Non solo: il rapporto del 2015 segnalava che gli effetti della robotica sulla motivazione e sul benessere dei lavoratori e dei dirigenti sono noti solo in parte e che i fattori psicosociali collegati alla robotica richiederanno una maggiore attenzione nel campo della sicurezza e della salute. Prendiamo il modello Amazon: “un’organizzazione del lavoro meticolosa e scandita da quello che qui chiamano Il Sistema: il misterioso algoritmo che governa ciò che altrimenti sarebbe Il Caos. Tuttavia, anche Il Sistema deve per forza coordinarsi con menti e corpi umani: la merce dagli scaffali non si muove da sola, non ancora.” Ed è anche per questo che nel 2021 i drivers di Amazon sono scesi in piazza, sfiancati dai ritmi forsennati dell’algoritmo che conosce l’efficienza ma non la fatica e le necessità dell’uomo.
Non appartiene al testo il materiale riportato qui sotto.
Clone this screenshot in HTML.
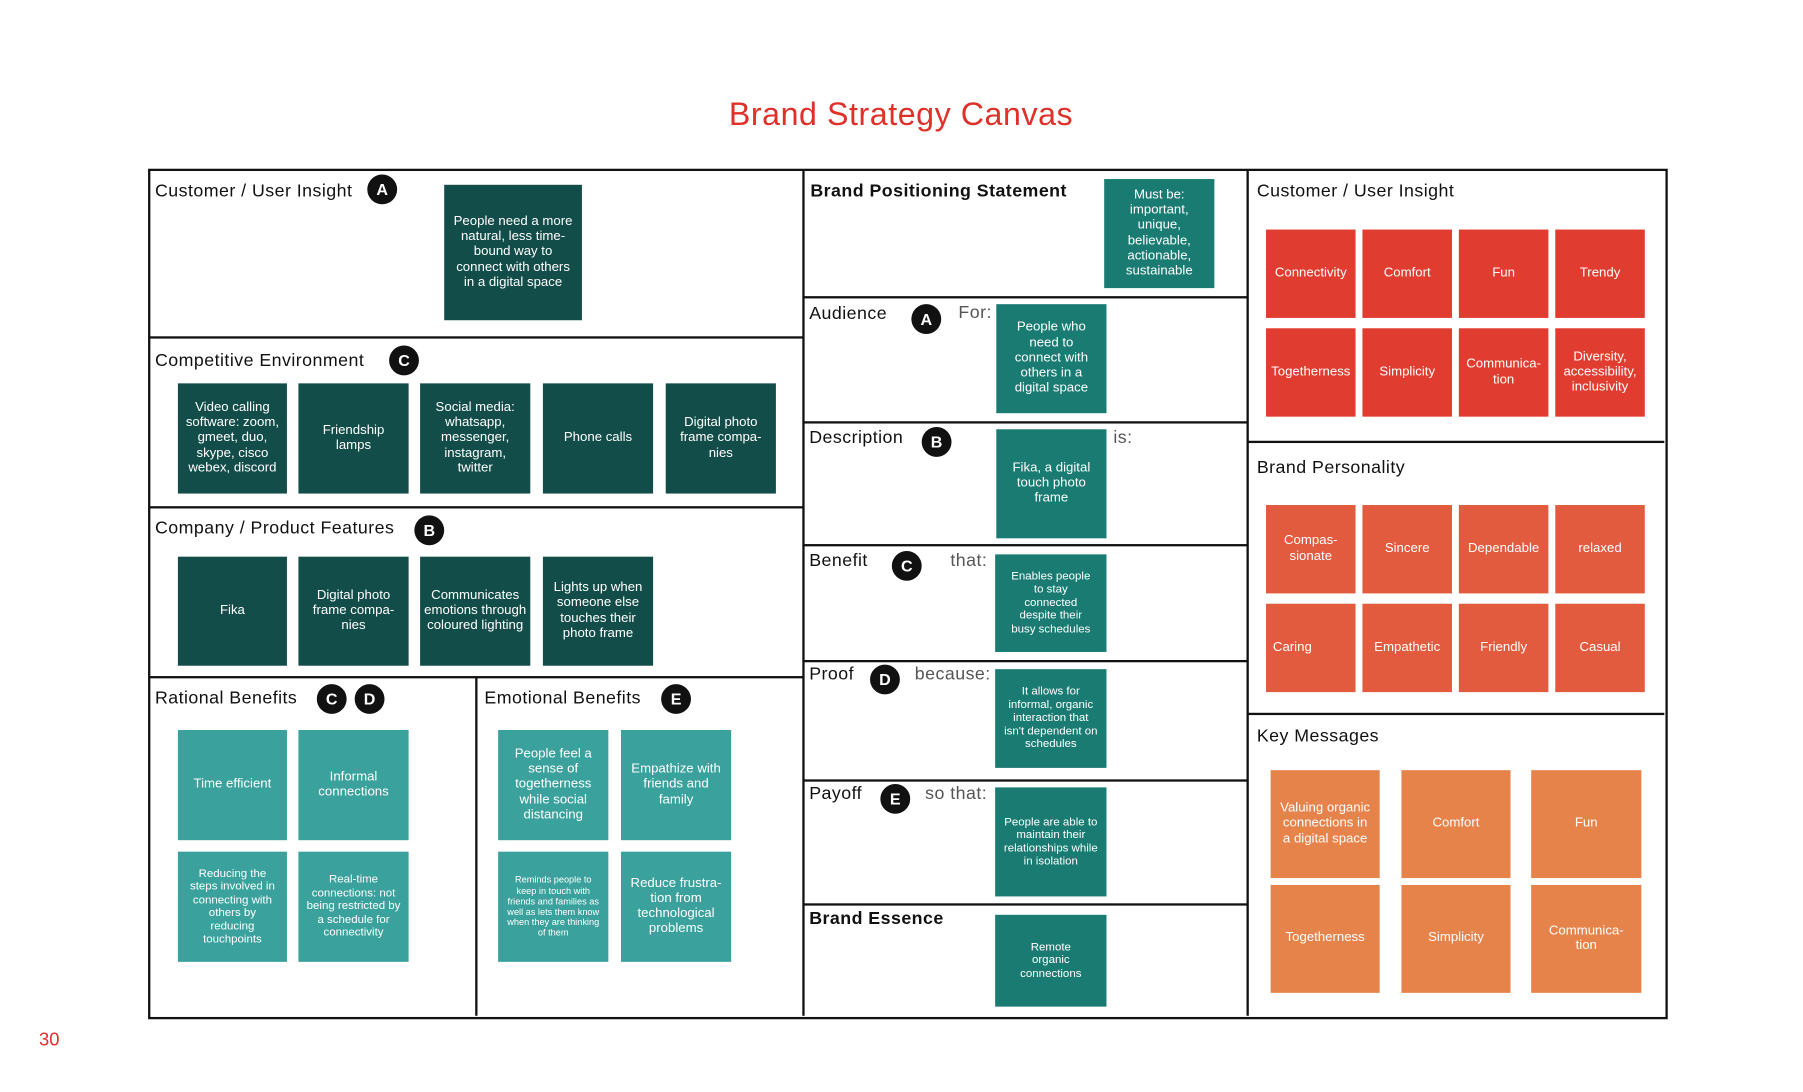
<!DOCTYPE html>
<html><head><meta charset="utf-8"><style>
body{margin:0;background:#fff;width:1803px;height:1092px;overflow:hidden}
#w{position:absolute;left:0;top:0;width:1570px;height:951px;transform:scale(1.1478);transform-origin:0 0;font-family:"Liberation Sans",sans-serif}
.a{position:absolute}
.l{position:absolute;background:#111}
.t{position:absolute;font-size:15.5px;letter-spacing:0.4px;color:#111;white-space:nowrap}
.b{position:absolute;display:flex;align-items:center;justify-content:center;text-align:center;color:#fff;font-size:11.5px;line-height:1.15;padding:0 7px;box-sizing:border-box}
.d{background:#134d4a}.m{background:#197b72}.lt{background:#3aa19c}.r{background:#e03c2f}.p{background:#e25b3f}.o{background:#e6834b}
.c{position:absolute;width:26px;height:26px;border-radius:50%;background:#111;color:#fff;font-weight:bold;font-size:14px;display:flex;align-items:center;justify-content:center}
</style></head><body><div id="w">
<div class="a" style="left:0;width:1570px;top:84px;text-align:center;font-size:28px;letter-spacing:0.5px;color:#e0302a">Brand Strategy Canvas</div>
<div class="a" style="left:34px;top:898px;font-size:16px;color:#e0302a">30</div>
<div class="a" style="left:129px;top:147px;width:1320px;height:737px;border:2px solid #111"></div>
<div class="l" style="left:699px;top:148px;width:2px;height:737px"></div>
<div class="l" style="left:1086px;top:148px;width:2px;height:737px"></div>
<div class="l" style="left:414px;top:590px;width:2px;height:295px"></div>
<div class="l" style="left:130px;top:293px;width:570px;height:2px"></div>
<div class="l" style="left:130px;top:441px;width:570px;height:2px"></div>
<div class="l" style="left:130px;top:589px;width:570px;height:2px"></div>
<div class="l" style="left:700px;top:258px;width:387px;height:2px"></div>
<div class="l" style="left:700px;top:367px;width:387px;height:2px"></div>
<div class="l" style="left:700px;top:474px;width:387px;height:2px"></div>
<div class="l" style="left:700px;top:575px;width:387px;height:2px"></div>
<div class="l" style="left:700px;top:679px;width:387px;height:2px"></div>
<div class="l" style="left:700px;top:787px;width:387px;height:2px"></div>
<div class="l" style="left:1087px;top:384px;width:363px;height:2px"></div>
<div class="l" style="left:1087px;top:621px;width:363px;height:2px"></div>

<div class="t" style="left:135px;top:158px">Customer / User Insight</div><div class="c" style="left:320px;top:152px">A</div>
<div class="b d" style="left:387px;top:161px;width:120px;height:118px">People need a more natural, less time-bound way to connect with others in a digital space</div>
<div class="t" style="left:135px;top:306px">Competitive Environment</div><div class="c" style="left:339px;top:301px">C</div>
<div class="b d" style="left:155px;top:334px;width:95px;height:96px;padding:0 4px">Video calling software: zoom, gmeet, duo, skype, cisco webex, discord</div>
<div class="b d" style="left:260px;top:334px;width:96px;height:96px;padding:0 18px">Friendship lamps</div>
<div class="b d" style="left:366px;top:334px;width:96px;height:96px;padding:0 12px">Social media: whatsapp, messenger, instagram, twitter</div>
<div class="b d" style="left:473px;top:334px;width:96px;height:96px">Phone calls</div>
<div class="b d" style="left:580px;top:334px;width:96px;height:96px">Digital photo frame compa-nies</div>
<div class="t" style="left:135px;top:452px">Company / Product Features</div><div class="c" style="left:361px;top:449px">B</div>
<div class="b d" style="left:155px;top:485px;width:95px;height:95px">Fika</div>
<div class="b d" style="left:260px;top:485px;width:96px;height:95px">Digital photo frame compa-nies</div>
<div class="b d" style="left:366px;top:485px;width:96px;height:95px;padding:0 3px">Communicates emotions through coloured lighting</div>
<div class="b d" style="left:473px;top:485px;width:96px;height:95px">Lights up when someone else touches their photo frame</div>
<div class="t" style="left:135px;top:600px">Rational Benefits</div><div class="c" style="left:276px;top:596px">C</div><div class="c" style="left:309px;top:596px">D</div>
<div class="b lt" style="left:155px;top:636px;width:95px;height:96px">Time efficient</div>
<div class="b lt" style="left:260px;top:636px;width:96px;height:96px">Informal connections</div>
<div class="b lt" style="left:155px;top:742px;width:95px;height:96px;font-size:10px">Reducing the steps involved in connecting with others by reducing touchpoints</div>
<div class="b lt" style="left:260px;top:742px;width:96px;height:96px;font-size:10px">Real-time connections: not being restricted by a schedule for connectivity</div>
<div class="t" style="left:422px;top:600px">Emotional Benefits</div><div class="c" style="left:576px;top:596px">E</div>
<div class="b lt" style="left:434px;top:636px;width:96px;height:96px;padding:0 10px">People feel a sense of togetherness while social distancing</div>
<div class="b lt" style="left:541px;top:636px;width:96px;height:96px">Empathize with friends and family</div>
<div class="b lt" style="left:434px;top:742px;width:96px;height:96px;font-size:8px">Reminds people to keep in touch with friends and families as well as lets them know when they are thinking of them</div>
<div class="b lt" style="left:541px;top:742px;width:96px;height:96px">Reduce frustra-tion from technological problems</div>

<div class="t" style="left:706px;top:158px;font-weight:bold">Brand Positioning Statement</div>
<div class="b m" style="left:962px;top:156px;width:96px;height:95px">Must be: important, unique, believable, actionable, sustainable</div>
<div class="t" style="left:705px;top:265px">Audience</div><div class="c" style="left:794px;top:265px">A</div><div class="t" style="left:835px;top:264px;color:#555">For:</div>
<div class="b m" style="left:868px;top:265px;width:96px;height:95px;padding:0 10px">People who need to connect with others in a digital space</div>
<div class="t" style="left:705px;top:373px">Description</div><div class="c" style="left:803px;top:372px">B</div><div class="t" style="left:970px;top:373px;color:#555">is:</div>
<div class="b m" style="left:868px;top:374px;width:96px;height:95px">Fika, a digital touch photo frame</div>
<div class="t" style="left:705px;top:480px">Benefit</div><div class="c" style="left:777px;top:480px">C</div><div class="t" style="left:828px;top:480px;color:#555">that:</div>
<div class="b m" style="left:867px;top:483px;width:97px;height:85px;font-size:10px;padding:0 12px">Enables people to stay connected despite their busy schedules</div>
<div class="t" style="left:705px;top:579px">Proof</div><div class="c" style="left:758px;top:579px">D</div><div class="t" style="left:797px;top:579px;color:#555">because:</div>
<div class="b m" style="left:867px;top:583px;width:97px;height:86px;font-size:10px">It allows for informal, organic interaction that isn't dependent on schedules</div>
<div class="t" style="left:705px;top:683px">Payoff</div><div class="c" style="left:767px;top:683px">E</div><div class="t" style="left:806px;top:683px;color:#555">so that:</div>
<div class="b m" style="left:867px;top:686px;width:97px;height:95px;font-size:10px">People are able to maintain their relationships while in isolation</div>
<div class="t" style="left:705px;top:792px;font-weight:bold">Brand Essence</div>
<div class="b m" style="left:867px;top:797px;width:97px;height:80px;font-size:10px;padding:0 14px">Remote organic connections</div>

<div class="t" style="left:1095px;top:158px">Customer / User Insight</div>
<div class="b r" style="left:1103px;top:200px;width:78px;height:77px;padding:0">Connectivity</div>
<div class="b r" style="left:1187px;top:200px;width:78px;height:77px">Comfort</div>
<div class="b r" style="left:1271px;top:200px;width:78px;height:77px">Fun</div>
<div class="b r" style="left:1355px;top:200px;width:78px;height:77px">Trendy</div>
<div class="b r" style="left:1103px;top:286px;width:78px;height:77px;padding:0">Togetherness</div>
<div class="b r" style="left:1187px;top:286px;width:78px;height:77px">Simplicity</div>
<div class="b r" style="left:1271px;top:286px;width:78px;height:77px;padding:0 2px">Communica-tion</div>
<div class="b r" style="left:1355px;top:286px;width:78px;height:77px;padding:0 2px">Diversity, accessibility, inclusivity</div>
<div class="t" style="left:1095px;top:399px">Brand Personality</div>
<div class="b p" style="left:1103px;top:440px;width:78px;height:77px">Compas-sionate</div>
<div class="b p" style="left:1187px;top:440px;width:78px;height:77px">Sincere</div>
<div class="b p" style="left:1271px;top:440px;width:78px;height:77px;padding:0">Dependable</div>
<div class="b p" style="left:1355px;top:440px;width:78px;height:77px">relaxed</div>
<div class="b p" style="left:1103px;top:526px;width:78px;height:77px;justify-content:flex-start;padding-left:6px">Caring</div>
<div class="b p" style="left:1187px;top:526px;width:78px;height:77px;padding:0">Empathetic</div>
<div class="b p" style="left:1271px;top:526px;width:78px;height:77px">Friendly</div>
<div class="b p" style="left:1355px;top:526px;width:78px;height:77px">Casual</div>
<div class="t" style="left:1095px;top:633px">Key Messages</div>
<div class="b o" style="left:1107px;top:671px;width:95px;height:94px">Valuing organic connections in a digital space</div>
<div class="b o" style="left:1221px;top:671px;width:95px;height:94px">Comfort</div>
<div class="b o" style="left:1334px;top:671px;width:96px;height:94px">Fun</div>
<div class="b o" style="left:1107px;top:771px;width:95px;height:94px">Togetherness</div>
<div class="b o" style="left:1221px;top:771px;width:95px;height:94px">Simplicity</div>
<div class="b o" style="left:1334px;top:771px;width:96px;height:94px;padding:0 12px">Communica-tion</div>
</div></body></html>
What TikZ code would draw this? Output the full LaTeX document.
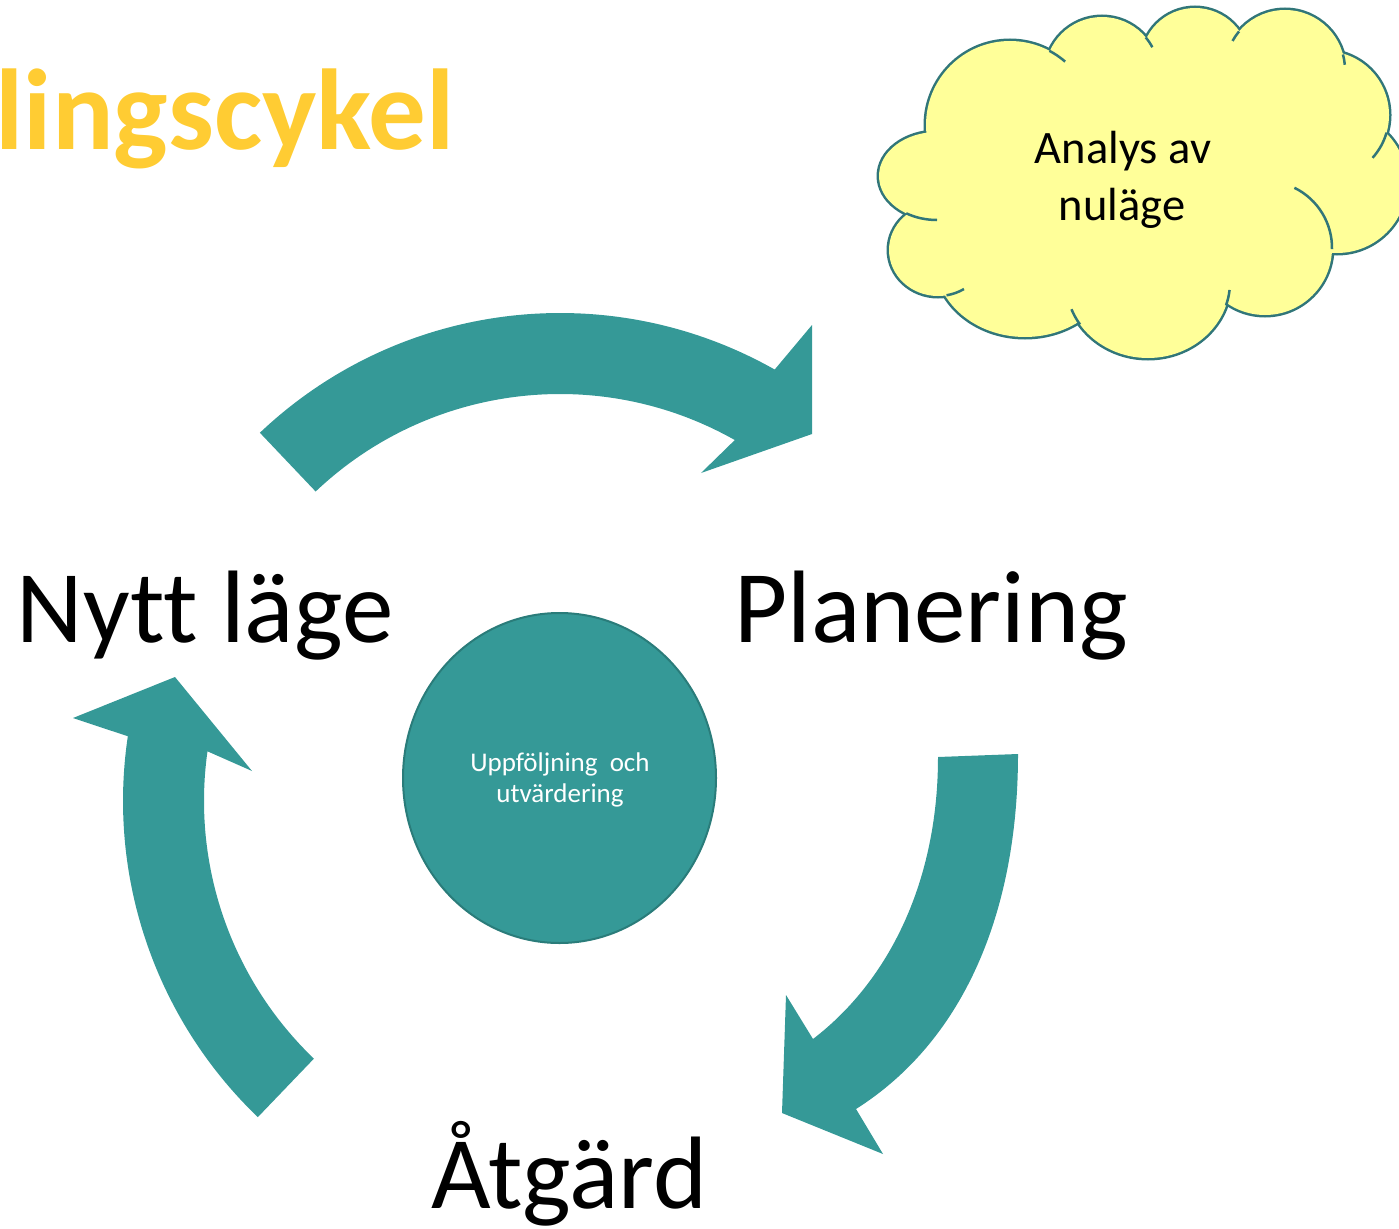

In merito agli stipendi bassi, effetto dell’ostilità di Amazon verso i sindacati e in linea con il rapporto tedesco, i primi effetti dell’accordo del 21 settembre 2021 con le sigle sindacali sono recentissimi e vedono un aumento della la retribuzione d’ingresso dell’8%.
Il mantra rassicurante, dunque, è che i posti di lavoro persi saranno compensati da nuove occupazioni nel terzo settore e che l’avvento dei robot comporterà una diminuzione dell’occupazione per i lavoratori con competenze medie, ma pure un aumento dell’occupazione per i lavoratori a bassa e alta qualificazione, almeno secondo lo studio The Robot Revolution: Managerial and Employment Consequences for Firms del 2020. Forse è vero limitatamente allo sviluppo della robotica: con il progredire in parallelo delle IA, vedremo come anche ‘i colletti bianchi’, i lavoratori del terziario e coloro che hanno un titolo di studio sono a rischio, e parecchio.